■ Information provided:

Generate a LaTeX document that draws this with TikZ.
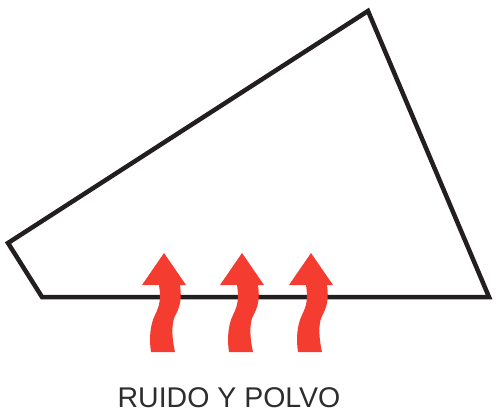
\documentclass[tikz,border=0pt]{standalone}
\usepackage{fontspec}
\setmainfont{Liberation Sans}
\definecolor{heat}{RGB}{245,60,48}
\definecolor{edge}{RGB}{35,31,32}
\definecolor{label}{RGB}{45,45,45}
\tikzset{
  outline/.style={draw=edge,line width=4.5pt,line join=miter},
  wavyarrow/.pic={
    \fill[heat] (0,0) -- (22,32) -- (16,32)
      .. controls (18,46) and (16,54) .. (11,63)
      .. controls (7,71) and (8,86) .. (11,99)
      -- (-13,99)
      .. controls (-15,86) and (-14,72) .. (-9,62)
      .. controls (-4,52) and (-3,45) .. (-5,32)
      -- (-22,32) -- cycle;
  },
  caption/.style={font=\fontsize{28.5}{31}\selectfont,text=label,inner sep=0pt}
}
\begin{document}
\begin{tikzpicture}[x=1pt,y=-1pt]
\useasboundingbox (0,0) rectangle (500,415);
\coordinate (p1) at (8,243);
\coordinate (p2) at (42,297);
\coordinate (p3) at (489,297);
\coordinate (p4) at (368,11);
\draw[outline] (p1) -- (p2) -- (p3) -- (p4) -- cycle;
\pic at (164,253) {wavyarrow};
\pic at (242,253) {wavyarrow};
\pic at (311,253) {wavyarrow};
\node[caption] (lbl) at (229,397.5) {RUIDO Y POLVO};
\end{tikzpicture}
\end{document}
...
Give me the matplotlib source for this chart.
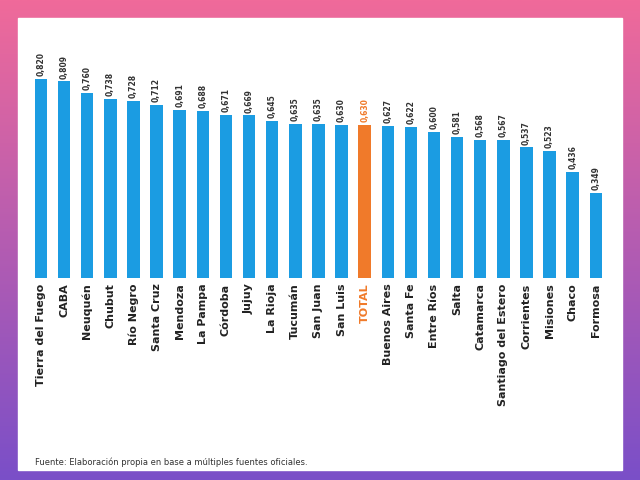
--
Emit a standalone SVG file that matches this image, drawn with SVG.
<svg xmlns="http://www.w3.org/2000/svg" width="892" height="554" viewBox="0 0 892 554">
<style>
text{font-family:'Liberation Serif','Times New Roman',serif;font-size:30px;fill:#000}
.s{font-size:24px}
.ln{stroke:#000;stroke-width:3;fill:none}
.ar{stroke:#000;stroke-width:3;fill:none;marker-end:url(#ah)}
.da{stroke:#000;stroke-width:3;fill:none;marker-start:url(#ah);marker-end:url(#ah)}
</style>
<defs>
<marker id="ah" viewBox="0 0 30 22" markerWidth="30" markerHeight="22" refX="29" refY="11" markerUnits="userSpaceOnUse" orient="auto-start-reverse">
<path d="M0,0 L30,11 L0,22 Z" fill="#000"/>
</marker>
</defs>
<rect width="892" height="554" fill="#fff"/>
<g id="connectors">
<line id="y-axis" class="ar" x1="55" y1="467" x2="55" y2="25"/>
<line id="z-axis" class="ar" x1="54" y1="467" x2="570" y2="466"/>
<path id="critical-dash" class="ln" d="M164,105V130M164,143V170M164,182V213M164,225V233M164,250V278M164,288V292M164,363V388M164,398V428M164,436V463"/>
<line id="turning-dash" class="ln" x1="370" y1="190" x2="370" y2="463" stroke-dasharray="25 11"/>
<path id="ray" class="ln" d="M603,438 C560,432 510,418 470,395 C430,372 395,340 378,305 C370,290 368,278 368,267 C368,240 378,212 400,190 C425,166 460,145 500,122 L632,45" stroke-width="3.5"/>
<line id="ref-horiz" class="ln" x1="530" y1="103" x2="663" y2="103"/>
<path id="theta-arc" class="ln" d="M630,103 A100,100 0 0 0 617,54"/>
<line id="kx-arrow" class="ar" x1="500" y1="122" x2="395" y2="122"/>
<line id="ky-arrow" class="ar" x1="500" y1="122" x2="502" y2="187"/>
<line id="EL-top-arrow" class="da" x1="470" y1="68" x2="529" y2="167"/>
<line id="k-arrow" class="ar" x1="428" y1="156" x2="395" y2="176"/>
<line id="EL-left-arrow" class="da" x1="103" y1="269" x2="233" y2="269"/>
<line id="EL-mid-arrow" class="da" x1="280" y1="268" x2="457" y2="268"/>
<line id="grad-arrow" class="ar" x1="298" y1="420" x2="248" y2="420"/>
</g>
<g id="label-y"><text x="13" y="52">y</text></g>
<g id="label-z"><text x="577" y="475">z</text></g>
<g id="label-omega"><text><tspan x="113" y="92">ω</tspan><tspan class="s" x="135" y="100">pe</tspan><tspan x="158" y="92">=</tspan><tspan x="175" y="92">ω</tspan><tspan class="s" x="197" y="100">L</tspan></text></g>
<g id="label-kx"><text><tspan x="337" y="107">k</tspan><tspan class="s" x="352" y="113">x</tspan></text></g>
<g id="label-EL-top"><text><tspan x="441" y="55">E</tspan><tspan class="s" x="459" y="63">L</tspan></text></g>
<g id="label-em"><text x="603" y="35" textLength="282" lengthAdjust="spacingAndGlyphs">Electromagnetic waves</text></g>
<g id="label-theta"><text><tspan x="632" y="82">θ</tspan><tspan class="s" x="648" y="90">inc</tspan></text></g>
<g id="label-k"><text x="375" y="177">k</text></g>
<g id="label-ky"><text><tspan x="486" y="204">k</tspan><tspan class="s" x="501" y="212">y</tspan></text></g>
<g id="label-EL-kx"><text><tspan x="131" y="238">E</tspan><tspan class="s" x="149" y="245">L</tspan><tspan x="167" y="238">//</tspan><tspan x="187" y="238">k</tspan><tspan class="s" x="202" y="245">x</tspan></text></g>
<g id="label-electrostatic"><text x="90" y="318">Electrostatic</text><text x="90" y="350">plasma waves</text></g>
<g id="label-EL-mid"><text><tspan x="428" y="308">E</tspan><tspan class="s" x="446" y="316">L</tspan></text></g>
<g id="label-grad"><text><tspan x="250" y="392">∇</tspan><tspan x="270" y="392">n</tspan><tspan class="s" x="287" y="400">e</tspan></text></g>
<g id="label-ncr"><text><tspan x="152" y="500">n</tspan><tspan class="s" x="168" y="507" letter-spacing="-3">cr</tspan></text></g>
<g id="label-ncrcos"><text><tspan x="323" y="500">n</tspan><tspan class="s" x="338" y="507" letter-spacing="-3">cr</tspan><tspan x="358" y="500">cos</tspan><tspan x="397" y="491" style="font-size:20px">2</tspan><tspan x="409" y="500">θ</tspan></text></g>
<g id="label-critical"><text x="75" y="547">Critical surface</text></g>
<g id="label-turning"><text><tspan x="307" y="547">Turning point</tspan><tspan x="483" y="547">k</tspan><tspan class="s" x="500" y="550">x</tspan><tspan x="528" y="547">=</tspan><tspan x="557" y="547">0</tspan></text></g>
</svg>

■ What is required: Find every line that has "with" in it, then return those lines.

■ Correct response:
Generate a LaTeX document that draws this with TikZ.
Emit a standalone SVG file that matches this image, drawn with SVG.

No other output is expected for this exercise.